• [Problem to work on]: Retype the whole listing verbatim and keep the pictures out of it.

— start Data block —

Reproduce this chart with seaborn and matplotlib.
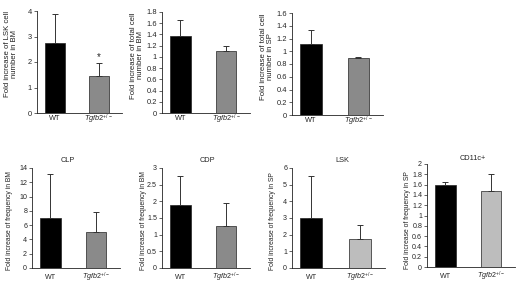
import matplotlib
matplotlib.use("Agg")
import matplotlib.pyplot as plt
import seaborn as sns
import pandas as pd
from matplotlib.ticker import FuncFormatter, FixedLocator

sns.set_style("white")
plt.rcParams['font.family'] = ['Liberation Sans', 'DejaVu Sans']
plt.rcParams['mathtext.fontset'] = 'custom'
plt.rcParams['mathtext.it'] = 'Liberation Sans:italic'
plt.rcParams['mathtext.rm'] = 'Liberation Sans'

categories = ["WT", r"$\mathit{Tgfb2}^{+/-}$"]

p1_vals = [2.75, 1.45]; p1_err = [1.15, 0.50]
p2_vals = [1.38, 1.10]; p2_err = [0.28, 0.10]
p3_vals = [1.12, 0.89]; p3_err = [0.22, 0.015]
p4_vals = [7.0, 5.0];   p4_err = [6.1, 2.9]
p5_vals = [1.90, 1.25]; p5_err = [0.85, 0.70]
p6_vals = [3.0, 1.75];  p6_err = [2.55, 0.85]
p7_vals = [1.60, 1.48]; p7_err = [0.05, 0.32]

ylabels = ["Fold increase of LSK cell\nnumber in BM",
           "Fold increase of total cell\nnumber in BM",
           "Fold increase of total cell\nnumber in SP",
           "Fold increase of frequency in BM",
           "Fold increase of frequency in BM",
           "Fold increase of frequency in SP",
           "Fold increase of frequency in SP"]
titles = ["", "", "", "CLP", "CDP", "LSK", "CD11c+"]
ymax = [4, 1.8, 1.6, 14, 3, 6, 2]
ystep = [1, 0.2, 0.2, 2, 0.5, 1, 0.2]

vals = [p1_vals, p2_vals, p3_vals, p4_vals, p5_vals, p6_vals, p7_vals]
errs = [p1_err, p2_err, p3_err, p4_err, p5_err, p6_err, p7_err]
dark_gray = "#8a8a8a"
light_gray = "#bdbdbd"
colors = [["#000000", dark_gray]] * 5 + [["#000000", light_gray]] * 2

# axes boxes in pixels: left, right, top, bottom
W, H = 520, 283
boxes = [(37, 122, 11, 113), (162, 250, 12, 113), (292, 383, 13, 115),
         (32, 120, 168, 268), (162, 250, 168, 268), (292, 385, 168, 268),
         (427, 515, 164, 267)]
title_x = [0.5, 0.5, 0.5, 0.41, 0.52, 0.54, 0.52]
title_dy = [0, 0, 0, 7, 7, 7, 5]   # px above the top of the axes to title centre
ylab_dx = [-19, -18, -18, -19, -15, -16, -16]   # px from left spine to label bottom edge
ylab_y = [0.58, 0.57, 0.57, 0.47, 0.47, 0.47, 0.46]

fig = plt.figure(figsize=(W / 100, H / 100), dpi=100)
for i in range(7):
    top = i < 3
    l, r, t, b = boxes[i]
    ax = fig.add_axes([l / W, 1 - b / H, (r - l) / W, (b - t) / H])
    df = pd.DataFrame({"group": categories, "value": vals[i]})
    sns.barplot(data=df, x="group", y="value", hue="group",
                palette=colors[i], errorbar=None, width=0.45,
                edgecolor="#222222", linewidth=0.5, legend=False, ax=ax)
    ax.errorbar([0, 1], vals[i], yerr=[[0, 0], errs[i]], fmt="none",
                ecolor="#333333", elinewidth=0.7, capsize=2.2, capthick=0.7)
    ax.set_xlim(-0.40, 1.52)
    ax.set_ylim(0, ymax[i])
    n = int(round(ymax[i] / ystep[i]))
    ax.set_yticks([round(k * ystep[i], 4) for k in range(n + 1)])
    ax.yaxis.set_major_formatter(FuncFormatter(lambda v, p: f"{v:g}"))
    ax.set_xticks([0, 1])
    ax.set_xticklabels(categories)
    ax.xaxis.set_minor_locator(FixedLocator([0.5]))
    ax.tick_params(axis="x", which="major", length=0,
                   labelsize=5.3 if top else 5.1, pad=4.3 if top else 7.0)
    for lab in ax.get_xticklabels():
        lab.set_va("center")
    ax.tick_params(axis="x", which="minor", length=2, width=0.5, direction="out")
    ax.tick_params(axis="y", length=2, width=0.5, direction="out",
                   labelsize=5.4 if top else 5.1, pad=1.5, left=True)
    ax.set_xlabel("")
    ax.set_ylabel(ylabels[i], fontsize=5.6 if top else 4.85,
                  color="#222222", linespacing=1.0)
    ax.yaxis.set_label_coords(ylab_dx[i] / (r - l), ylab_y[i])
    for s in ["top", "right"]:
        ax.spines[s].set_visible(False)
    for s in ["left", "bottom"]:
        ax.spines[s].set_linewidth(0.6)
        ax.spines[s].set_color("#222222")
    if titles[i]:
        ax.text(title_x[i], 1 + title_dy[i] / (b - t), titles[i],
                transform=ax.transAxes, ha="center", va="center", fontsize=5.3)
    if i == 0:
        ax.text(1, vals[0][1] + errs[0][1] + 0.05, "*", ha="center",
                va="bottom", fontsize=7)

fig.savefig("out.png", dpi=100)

— end Data block —

• [Exercise output]:
Reproduce this chart with seaborn and matplotlib.
import matplotlib
matplotlib.use("Agg")
import matplotlib.pyplot as plt
import seaborn as sns
import pandas as pd
from matplotlib.ticker import FuncFormatter, FixedLocator

sns.set_style("white")
plt.rcParams['font.family'] = ['Liberation Sans', 'DejaVu Sans']
plt.rcParams['mathtext.fontset'] = 'custom'
plt.rcParams['mathtext.it'] = 'Liberation Sans:italic'
plt.rcParams['mathtext.rm'] = 'Liberation Sans'

categories = ["WT", r"$\mathit{Tgfb2}^{+/-}$"]

p1_vals = [2.75, 1.45]; p1_err = [1.15, 0.50]
p2_vals = [1.38, 1.10]; p2_err = [0.28, 0.10]
p3_vals = [1.12, 0.89]; p3_err = [0.22, 0.015]
p4_vals = [7.0, 5.0];   p4_err = [6.1, 2.9]
p5_vals = [1.90, 1.25]; p5_err = [0.85, 0.70]
p6_vals = [3.0, 1.75];  p6_err = [2.55, 0.85]
p7_vals = [1.60, 1.48]; p7_err = [0.05, 0.32]

ylabels = ["Fold increase of LSK cell\nnumber in BM",
           "Fold increase of total cell\nnumber in BM",
           "Fold increase of total cell\nnumber in SP",
           "Fold increase of frequency in BM",
           "Fold increase of frequency in BM",
           "Fold increase of frequency in SP",
           "Fold increase of frequency in SP"]
titles = ["", "", "", "CLP", "CDP", "LSK", "CD11c+"]
ymax = [4, 1.8, 1.6, 14, 3, 6, 2]
ystep = [1, 0.2, 0.2, 2, 0.5, 1, 0.2]

vals = [p1_vals, p2_vals, p3_vals, p4_vals, p5_vals, p6_vals, p7_vals]
errs = [p1_err, p2_err, p3_err, p4_err, p5_err, p6_err, p7_err]
dark_gray = "#8a8a8a"
light_gray = "#bdbdbd"
colors = [["#000000", dark_gray]] * 5 + [["#000000", light_gray]] * 2

# axes boxes in pixels: left, right, top, bottom
W, H = 520, 283
boxes = [(37, 122, 11, 113), (162, 250, 12, 113), (292, 383, 13, 115),
         (32, 120, 168, 268), (162, 250, 168, 268), (292, 385, 168, 268),
         (427, 515, 164, 267)]
title_x = [0.5, 0.5, 0.5, 0.41, 0.52, 0.54, 0.52]
title_dy = [0, 0, 0, 7, 7, 7, 5]   # px above the top of the axes to title centre
ylab_dx = [-19, -18, -18, -19, -15, -16, -16]   # px from left spine to label bottom edge
ylab_y = [0.58, 0.57, 0.57, 0.47, 0.47, 0.47, 0.46]

fig = plt.figure(figsize=(W / 100, H / 100), dpi=100)
for i in range(7):
    top = i < 3
    l, r, t, b = boxes[i]
    ax = fig.add_axes([l / W, 1 - b / H, (r - l) / W, (b - t) / H])
    df = pd.DataFrame({"group": categories, "value": vals[i]})
    sns.barplot(data=df, x="group", y="value", hue="group",
                palette=colors[i], errorbar=None, width=0.45,
                edgecolor="#222222", linewidth=0.5, legend=False, ax=ax)
    ax.errorbar([0, 1], vals[i], yerr=[[0, 0], errs[i]], fmt="none",
                ecolor="#333333", elinewidth=0.7, capsize=2.2, capthick=0.7)
    ax.set_xlim(-0.40, 1.52)
    ax.set_ylim(0, ymax[i])
    n = int(round(ymax[i] / ystep[i]))
    ax.set_yticks([round(k * ystep[i], 4) for k in range(n + 1)])
    ax.yaxis.set_major_formatter(FuncFormatter(lambda v, p: f"{v:g}"))
    ax.set_xticks([0, 1])
    ax.set_xticklabels(categories)
    ax.xaxis.set_minor_locator(FixedLocator([0.5]))
    ax.tick_params(axis="x", which="major", length=0,
                   labelsize=5.3 if top else 5.1, pad=4.3 if top else 7.0)
    for lab in ax.get_xticklabels():
        lab.set_va("center")
    ax.tick_params(axis="x", which="minor", length=2, width=0.5, direction="out")
    ax.tick_params(axis="y", length=2, width=0.5, direction="out",
                   labelsize=5.4 if top else 5.1, pad=1.5, left=True)
    ax.set_xlabel("")
    ax.set_ylabel(ylabels[i], fontsize=5.6 if top else 4.85,
                  color="#222222", linespacing=1.0)
    ax.yaxis.set_label_coords(ylab_dx[i] / (r - l), ylab_y[i])
    for s in ["top", "right"]:
        ax.spines[s].set_visible(False)
    for s in ["left", "bottom"]:
        ax.spines[s].set_linewidth(0.6)
        ax.spines[s].set_color("#222222")
    if titles[i]:
        ax.text(title_x[i], 1 + title_dy[i] / (b - t), titles[i],
                transform=ax.transAxes, ha="center", va="center", fontsize=5.3)
    if i == 0:
        ax.text(1, vals[0][1] + errs[0][1] + 0.05, "*", ha="center",
                va="bottom", fontsize=7)

fig.savefig("out.png", dpi=100)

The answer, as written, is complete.